Alberto Aquilani’s hurried departure from Anfield made sense in many ways, but after the Robbie Keane fiasco of 2008, it was gut-wrenching that for successive summer the marquee signed failed miserably. His loan to Juventus indicates he is still highly thought of in Serie A to have a big club take him on. The Old Lady are in a similar position to Liverpool, after coming seventh last season, they are clinging on to their glorious past and have had a stuttering start to their league campaign. Aquilani’s frequent absences from the team frustrated fans and pundits alike, but he seemed too frail and timid for life in England.
The Javier Mascherano situation was completely out of Hodgson’s hands. His apparent refusal to play at Manchester City will infuriate the masses who worshipped the Argentine during his tenure on Merseyside. Now he claims Liverpool regaled on a gentleman’s agreement to let him leave in 2010 if the right offer came along. Which it didn’t. The insulting fee received for the fiery midfielder is further proof of the power the player have in today’s game.
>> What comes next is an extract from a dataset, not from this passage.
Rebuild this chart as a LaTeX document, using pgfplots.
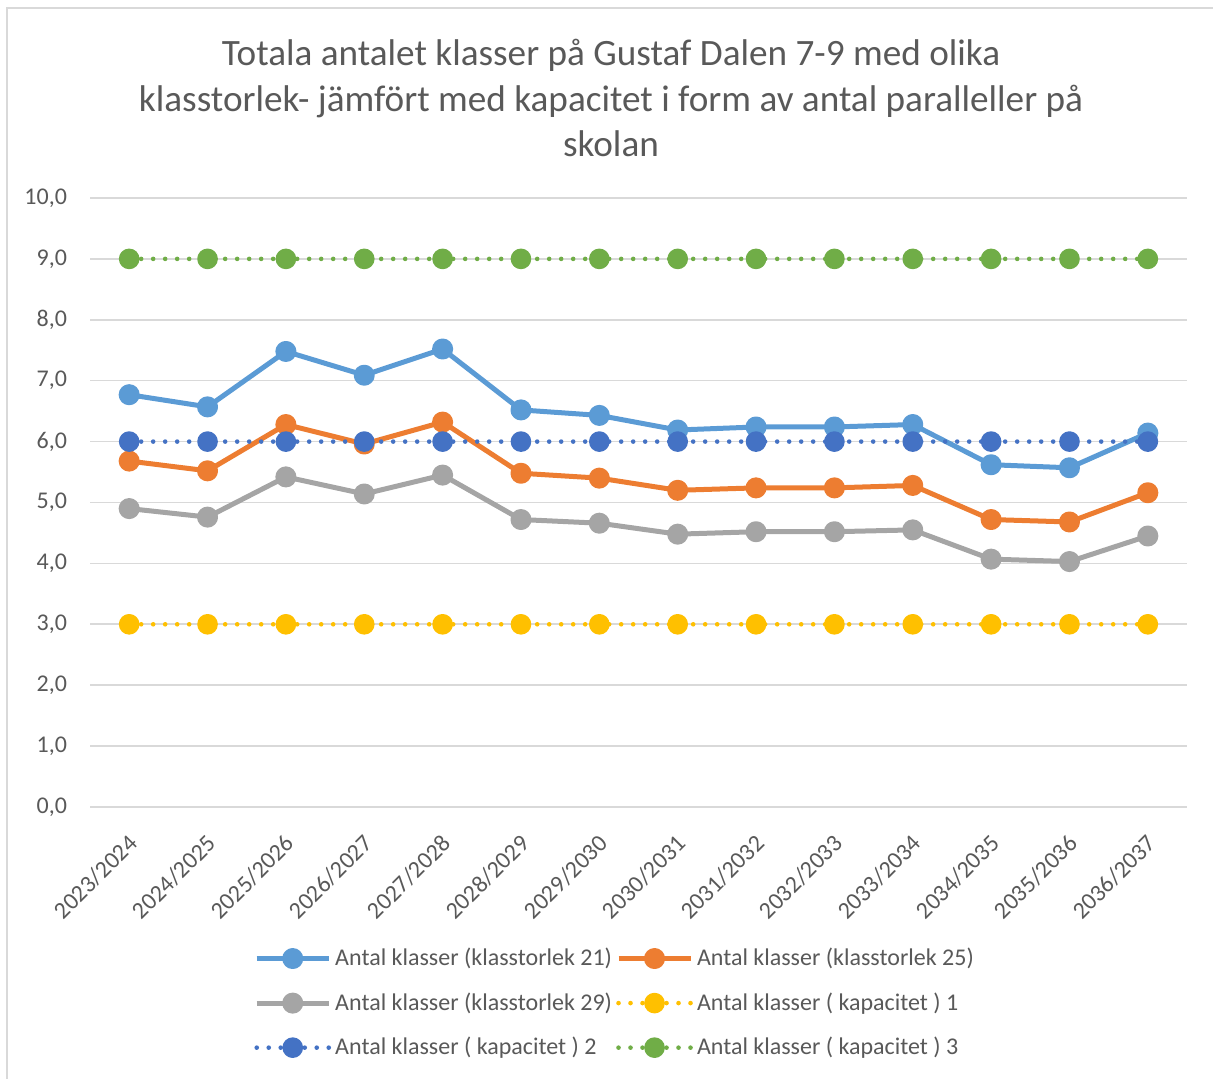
\documentclass[border=0pt]{standalone}
\usepackage{pgfplots}
\pgfplotsset{compat=1.18}
\usepackage{fontspec}
\setmainfont{Carlito}
\definecolor{cA}{HTML}{5B9BD5}
\definecolor{cB}{HTML}{ED7D31}
\definecolor{cC}{HTML}{A5A5A5}
\definecolor{cD}{HTML}{FFC000}
\definecolor{cE}{HTML}{4472C4}
\definecolor{cF}{HTML}{70AD47}
\definecolor{gridc}{HTML}{D9D9D9}
\definecolor{txt}{HTML}{595959}
\begin{document}
\begin{tikzpicture}
\path[use as bounding box] (0,0) rectangle (606.5pt,539.5pt);
\draw[color=gridc, line width=1pt] (3.5pt,0) -- (3.5pt,535.5pt) -- (606.5pt,535.5pt);
\node[font=\fontsize{18.6}{22.75}\selectfont, text=txt, align=center] at (305.5pt,490.5pt)
 {Totala antalet klasser på Gustaf Dalen 7-9 med olika\\klasstorlek- jämfört med kapacitet i form av antal paralleller på\\skolan};
\begin{axis}[
  at={(45pt,136pt)}, anchor=south west,
  scale only axis, width=548.5pt, height=304.5pt,
  xmin=-0.5, xmax=13.5, ymin=0, ymax=10,
  ytick={0,1,...,10}, xtick={0,...,13},
  xticklabels={2023/2024,2024/2025,2025/2026,2026/2027,2027/2028,2028/2029,2029/2030,2030/2031,2031/2032,2032/2033,2033/2034,2034/2035,2035/2036,2036/2037},
  axis line style={draw=none}, major tick length=0pt,
  ymajorgrids, grid style={gridc, line width=0.8pt},
  tick label style={font=\fontsize{12}{14}\selectfont, text=txt},
  /pgf/number format/.cd, fixed, fixed zerofill, precision=1, use comma, assume math mode=true,
  /pgfplots/.cd,
  yticklabel style={anchor=east, xshift=-8pt},
  xticklabel style={rotate=45, anchor=north east, yshift=-5pt, xshift=-6.5pt},
  legend columns=2,
  legend style={draw=none, at={(0.4795,-0.322)}, anchor=center,
    font=\fontsize{12}{14}\selectfont, text=txt, row sep=8pt,
    /tikz/every even column/.append style={column sep=0pt}},
  legend cell align=left,
  legend image code/.code={\draw[#1, mark repeat=2, mark phase=2] plot coordinates {(0pt,0pt) (18pt,0pt) (36pt,0pt)};},
  every axis plot/.append style={line join=round},
]
\addplot[cA, line width=2.5pt, mark=*, mark size=4pt, mark options={solid, fill=cA, draw=cA}] coordinates {
(0,6.77) (1,6.57) (2,7.48) (3,7.09) (4,7.52) (5,6.52) (6,6.43) (7,6.19) (8,6.24) (9,6.24) (10,6.28) (11,5.62) (12,5.57) (13,6.14)};
\addlegendentry{Antal klasser (klasstorlek 21)}
\addplot[cB, line width=2.5pt, mark=*, mark size=4pt, mark options={solid, fill=cB, draw=cB}] coordinates {
(0,5.68) (1,5.52) (2,6.28) (3,5.96) (4,6.32) (5,5.48) (6,5.40) (7,5.20) (8,5.24) (9,5.24) (10,5.28) (11,4.72) (12,4.68) (13,5.16)};
\addlegendentry{Antal klasser (klasstorlek 25)}
\addplot[cC, line width=2.5pt, mark=*, mark size=4pt, mark options={solid, fill=cC, draw=cC}] coordinates {
(0,4.90) (1,4.76) (2,5.42) (3,5.14) (4,5.45) (5,4.72) (6,4.66) (7,4.48) (8,4.52) (9,4.52) (10,4.55) (11,4.07) (12,4.03) (13,4.45)};
\addlegendentry{Antal klasser (klasstorlek 29)}
\addplot[cD, line width=2.3pt, line cap=round, dash pattern=on 0pt off 6pt, mark=*, mark size=4pt, mark options={solid, fill=cD, draw=cD}] coordinates {
(0,3) (1,3) (2,3) (3,3) (4,3) (5,3) (6,3) (7,3) (8,3) (9,3) (10,3) (11,3) (12,3) (13,3)};
\addlegendentry{Antal klasser ( kapacitet ) 1}
\addplot[cE, line width=2.3pt, line cap=round, dash pattern=on 0pt off 6pt, mark=*, mark size=4pt, mark options={solid, fill=cE, draw=cE}] coordinates {
(0,6) (1,6) (2,6) (3,6) (4,6) (5,6) (6,6) (7,6) (8,6) (9,6) (10,6) (11,6) (12,6) (13,6)};
\addlegendentry{Antal klasser ( kapacitet ) 2}
\addplot[cF, line width=2.3pt, line cap=round, dash pattern=on 0pt off 6pt, mark=*, mark size=4pt, mark options={solid, fill=cF, draw=cF}] coordinates {
(0,9) (1,9) (2,9) (3,9) (4,9) (5,9) (6,9) (7,9) (8,9) (9,9) (10,9) (11,9) (12,9) (13,9)};
\addlegendentry{Antal klasser ( kapacitet ) 3}
\end{axis}
\end{tikzpicture}
\end{document}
Whilst he motives for leaving were not fuelled by greed, more a desire to be with his family, the distinctly ungentlemanly conduct of both himself and Barcelona left a sour taste in the mouth. The Catalans are getting as bad as Real Madrid in their relentless pursuing of players.
The 3-0 defeat at Eastlands, following by the laboured win at home to West Brom gives Liverpool four points from three games. An unconvincing start domestically, but the four Europa League wins, albeit against mediocre opposition is a positive to take from the opening month of games. Hodgson would have liked more time to mould his squad, and the sale of Mascherano late in the window left him little time to use the funds received. This money will more likely go towards paying off the interest currently crippling the club. Liverpool need new owners and the situation looks like it will get worse before it gets better. Hodgson needs to provide ample distraction, and most importantly results on the pitch.